The minister disclosed this in Lagos yesterday at the graduation of the first set of trainees of the Terra Kulture-owned Terra Academy For the Arts (TAFTA), saying the Academy will provide accessible vocational and managerial transformative training for the tourism and hospitality sector.
“We are very keen to expand the opportunities available to our youths through training. I am therefore happy to announce that we are currently working with the UNWTO and some private sector players to establish a Tourism Academy in Nigeria.
“This initiative was launched and approved during the global conference on Tourism, Culture and the Creative Industry held in Lagos last November.
“In recognition of our country’s giant strides in the Creative Industry, Nigeria was chosen as one of the two countries in Africa to host the Academy,’’ he said, adding that the UNWTO also plans to work with Nollywood to positively change Africa’s image.
Alhaji Mohammed said the Tourism Academy will be complemented by organizations such as TAFTA to train Nigerian youths on how to be gainfully employed through their creative abilities.
“With TAFTA targeting 65,000 youths between the ages of 16 and 35 for training in the next five years, I can say without equivocation that TAFTA is contributing its own quota – and it’s a huge quota – to efforts to solve the youth unemployment problem in Nigeria,” he said.

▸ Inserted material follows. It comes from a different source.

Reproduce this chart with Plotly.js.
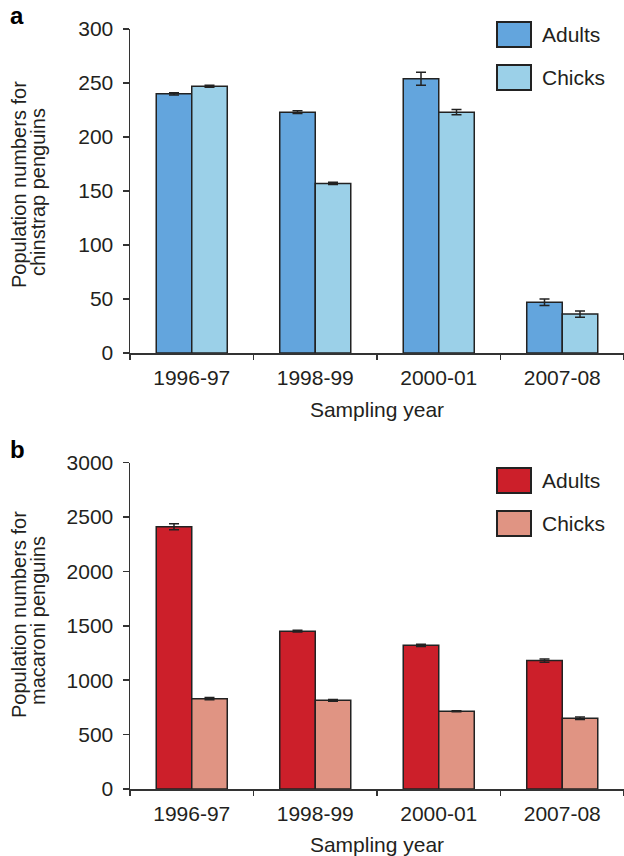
<!DOCTYPE html>
<html>
<head>
<meta charset="utf-8">
<script src="https://cdn.plot.ly/plotly-3.0.1.min.js"></script>
<style>html,body{margin:0;padding:0;background:#fff}#chart{width:624px;height:856px}</style>
</head>
<body>
<div id="chart"></div>
<script>
const years = ["1996-97", "1998-99", "2000-01", "2007-08"];
const chinstrapAdults = [240, 223, 254, 47];
const chinstrapAdultsErr = [1, 1.2, 6, 3];
const chinstrapChicks = [247, 157, 223, 36];
const chinstrapChicksErr = [1, 1, 2.5, 3];
const macaroniAdults = [2410, 1450, 1320, 1180];
const macaroniAdultsErr = [28, 8, 10, 15];
const macaroniChicks = [830, 815, 715, 650];
const macaroniChicksErr = [10, 8, 5, 12];
const seriesNames = ["Adults", "Chicks"];
const chinstrapTitle = ["Population numbers for", "chinstrap penguins"];
const macaroniTitle = ["Population numbers for", "macaroni penguins"];
const xTitle = "Sampling year";

const FONT = "Liberation Sans, Arial, sans-serif";
const TXT = "#231f20";
const FS = 21;
const colA1 = "#63a5dd", colC1 = "#9bd0e8", colA2 = "#cc1f2a", colC2 = "#e09483";
const outline = {color: "#222", width: 1.5};

function bar(x, y, err, name, color, xa, ya) {
  return {
    type: "bar", x: x, y: y, name: name, xaxis: xa, yaxis: ya,
    marker: {color: color, line: outline},
    error_y: {type: "data", array: err, visible: true, color: "#222", thickness: 1.5, width: 5},
    showlegend: false, hoverinfo: "x+y"
  };
}

const data = [
  bar(years, chinstrapAdults, chinstrapAdultsErr, seriesNames[0], colA1, "x", "y"),
  bar(years, chinstrapChicks, chinstrapChicksErr, seriesNames[1], colC1, "x", "y"),
  bar(years, macaroniAdults, macaroniAdultsErr, seriesNames[0], colA2, "x2", "y2"),
  bar(years, macaroniChicks, macaroniChicksErr, seriesNames[1], colC2, "x2", "y2")
];

const W = 624, H = 856, L = 130, R = 0, T = 29, B = 67;
const pw = W - L - R, ph = H - T - B;
const px = v => (v - L) / pw;
const py = v => (H - B - v) / ph;

function xaxis(anchor) {
  return {
    anchor: anchor, domain: [0, 1], type: "category", range: [-0.5, 3.5],
    showline: true, linecolor: "#333", linewidth: 1.5,
    ticks: "outside", tickson: "boundaries", ticklen: 5, tickwidth: 1.5, tickcolor: "#333",
    ticklabelstandoff: 5,
    tickfont: {family: FONT, size: FS, color: TXT},
    title: {text: xTitle, font: {family: FONT, size: FS, color: TXT}, standoff: 14},
    showgrid: false, zeroline: false, fixedrange: true
  };
}
function yaxis(anchor, domain, range, dtick) {
  return {
    anchor: anchor, domain: domain, range: range, dtick: dtick,
    showline: true, linecolor: "#333", linewidth: 1.5,
    ticks: "outside", ticklen: 6, tickwidth: 1.5, tickcolor: "#333",
    ticklabelstandoff: 5,
    tickfont: {family: FONT, size: FS, color: TXT},
    showgrid: false, zeroline: false, fixedrange: true
  };
}

const legendBoxes = [
  {y0: 22, y1: 47, c: colA1, label: seriesNames[0]},
  {y0: 65, y1: 90, c: colC1, label: seriesNames[1]},
  {y0: 468, y1: 493, c: colA2, label: seriesNames[0]},
  {y0: 511, y1: 536, c: colC2, label: seriesNames[1]}
];
const shapes = legendBoxes.map(b => ({
  type: "rect", xref: "paper", yref: "paper",
  x0: px(497), x1: px(531), y0: py(b.y1), y1: py(b.y0),
  fillcolor: b.c, line: {color: "#222", width: 2}
}));
const annotations = legendBoxes.map(b => ({
  xref: "paper", yref: "paper", x: px(540), y: py((b.y0 + b.y1) / 2),
  xanchor: "left", yanchor: "middle", text: b.label, showarrow: false,
  font: {family: FONT, size: FS, color: TXT}
}));
annotations.push(
  {xref: "paper", yref: "paper", x: px(8), y: py(0), xanchor: "left", yanchor: "top",
   text: "<b>a</b>", showarrow: false, font: {family: FONT, size: 24, color: "#000"}},
  {xref: "paper", yref: "paper", x: px(8), y: py(434), xanchor: "left", yanchor: "top",
   text: "<b>b</b>", showarrow: false, font: {family: FONT, size: 24, color: "#000"}}
);
const ytitles = [
  {lines: chinstrapTitle, cy: [185, 192]},
  {lines: macaroniTitle, cy: [615, 621]}
];
const lineX = [19, 38];
ytitles.forEach(t => t.lines.forEach((ln, i) => annotations.push({
  xref: "paper", yref: "paper", x: px(lineX[i]), y: py(t.cy[i]),
  xanchor: "center", yanchor: "middle", textangle: -90, text: ln, showarrow: false,
  font: {family: FONT, size: 20, color: TXT}
})));

const layout = {
  width: W, height: H,
  margin: {l: L, r: R, t: T, b: B, pad: 0},
  paper_bgcolor: "#fff", plot_bgcolor: "#fff",
  barmode: "group", bargap: 0.425, bargroupgap: 0,
  showlegend: false,
  xaxis: xaxis("y"),
  yaxis: yaxis("x", [1 - 324 / ph, 1], [0, 300], 50),
  xaxis2: xaxis("y2"),
  yaxis2: yaxis("x2", [0, 1 - 433.5 / ph], [0, 3000], 500),
  shapes: shapes, annotations: annotations,
  font: {family: FONT, color: TXT}
};

Plotly.newPlot("chart", data, layout, {staticPlot: true, displayModeBar: false});
</script>
</body>
</html>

The Minister poured encomium on the founder of TAFTA, Mrs. Bolanle Austen-Peters, whom he said has excelled in the Performing Arts and in movies and was involved in discovering, nurturing, exposing and projecting talent from Nigeria through Terra Kulture since 2003.
He expressed delight that Mrs. Austen-Peters has now deemed it fit to establish TAFTA, an online academy set up to create a platform for indigent youths to learn technical skills in the areas of light design, sound design, animation and script writing, among others.
Alhaji Mohammed expressed delight that Mrs. Austen-Peters, who is the Provost of TAFTA and the Founder of Terra Kulture, has decided to extend her attainment of excellence in the performing arts and movie production to the training of youths to prepare them for gainful employment.
“Who can ever forget ‘Saro the Musical’, the premiere of which I watched live in London; ‘Wakaa’ or ‘The Kalakuta Queens’, also musicals, just to name a few? I recall that ‘The Kalakuta Queens’ was performed for a global audience when Nigeria hosted the United Nations World Tourism Organization (UNWTO) Commission for Africa meeting in Abuja in 2018. Those who watched that performance were so dazzled that they have continued to talk about it to this day,” he said.